И тем не менее ночами Магистру не спалось. Снотворных он избегал, а водка не помогала. Просто голова становилась тяжелой, чугунной, мысли в ней ворочались вяло и тяжко, но они крутились и крутились все по тому же кругу, будто заезженная кассета… Несколько раз за ночь он поднимался, курил, ложился снова и снова не спал… В голову лезли ненужные воспоминания — о тех, с кем работал когда-то и кого уже давно не было рядом… Он видел, как менялся мир…
Когда-то, еще тридцатипятилетними юнцами, они сидели за бутылкой вдвоем с приятелем, и им казалось, что в жизни они перевидали всякого, и ничего нового уже не увидеть и не испытать… Через год этого приятеля нашли мертвым в собственной квартире, и никто даже толком не потрудился «замазать» совсем уж крайний для здорового мужика диагноз: «острая сердечная недостаточность». Люди сгорали… А во власти они сгорали куда быстрее, чем где бы то ни было; хорошо, если у раздолбая при мантии хватало воображения представить себя историческим деятелем: милый самообман позволял ему продержаться дольше, подпитывал, словно наркотик, — такой же сладкий и такой же разрушительный, как вовремя не схлынувшие детские иллюзии…

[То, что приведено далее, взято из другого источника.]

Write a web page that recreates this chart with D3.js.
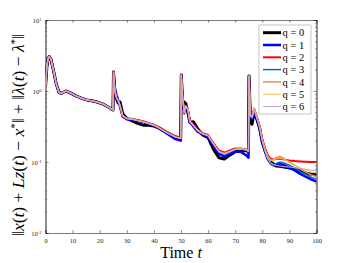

Да, детство… Когда-то по телику даже передачка была под таким названием:
«Родом из детства». Или как-то еще… Саму передачку Магистр не помнил, но название упало как-то сразу. Строка из стихотворения, что ли? Помнится, он дважды удивился красоте названий — «Они были смуглые и золотоглазые» Рэя Брэдбери и «Немного солнца в холодной воде» Франсуазы Саган. А в его детстве не было «немного солнца», а была громадная московская коммуналка, замотанная мать, несколько зачитанных до дыр книг на пузатой этажерке и портрет Сталина в светлой ореховой рамке. Знаменитый портрет, где Вождь прикуривает трубку.
Именно с ним и были связаны все его воспоминания при слове «отец». Он не помнил никаких репрессий тридцать седьмого, но помнил задерганного, скрипящего кожей ремней дядю Гену из дома напротив, при появлении которого вся их многоголосая квартирка замирала… Пацана выпроваживали гулять, дядя Гена помогал матери «по хозяйству». Когда мальчик возвращался, дядя Гена был уже хорошо навеселе, дымил папиросой, угощал его сладостями… А как-то…
В соседней комнате жил с женой дядя Саша, длинный, как ходульная верста, врач-патологоанатом. Был он человеком пьющим, но пил тихо, к его шарканью по утрам, красным глазам, трясущимся рукам, когда он, не завтракая, торопился еще затемно на работу, все привыкли. Мальчик помнил: руки у него были необычно сильные, будто литые, словно он не трупы резал, а металлические прутья гнул. Но раз в три месяца тихий выпивоха запивал вкрутую, влютую. Вечером ему старались не попадаться, мог и врезать… И как-то — дал раза мужику из соседнего дома, которого сам же и привел, да что-то, видно, не поделили — врезал, что громадный, в три обхвата мужик мешком повалился на пол да так и лежал с полчаса — водой отливали, как прочухался. Но несмотря на выкрутасы, дядю Сашу в доме охотно терпели: мужик — какая ни есть, а сила.
А в один запойный день дядя Саша на полном взводе гомонил в коридоре; материн хахаль был у них, встал, пошел урезонивать… Что такое врач сказал дяде Гене, мальчик не знал; тот вдруг вернулся в их комнату, надел китель, подпоясался ремнями… Дяде Саше вроде все было по винтам, но когда дядя Гена строго к нему подошел… Мальчик думал — щас врежет, и отлетит тот Гена до самой стены, на которой висел девчоночий велосипед… Но… Дядя Гена тихо так сказал несколько слов, и здоровенного доктора словно к земле прибило: стал он будто и ростом ниже, и старше… Весь дом забился по комнатам, только и слышен был скрип ремней и кожи, когда дядя Гена одевался, а мать что-то горячо нашептывала ему на ухо…
Дядю Сашу стало не видно и не слышно. Приходя с работы, он забивался где-то в своей комнате и даже в туалет ходил суетливо, словно боялся кого потревожить…
Клара Леопольдовна, сухонькая старушонка, ехидно замечала ему вслед:
— Что, разосрался, матерщинник? То-то будешь знать, как власть обкладывать! Заберут тебя ужо, заберут… Власть заберет!.. — и грозила сухоньким желтым пальчиком.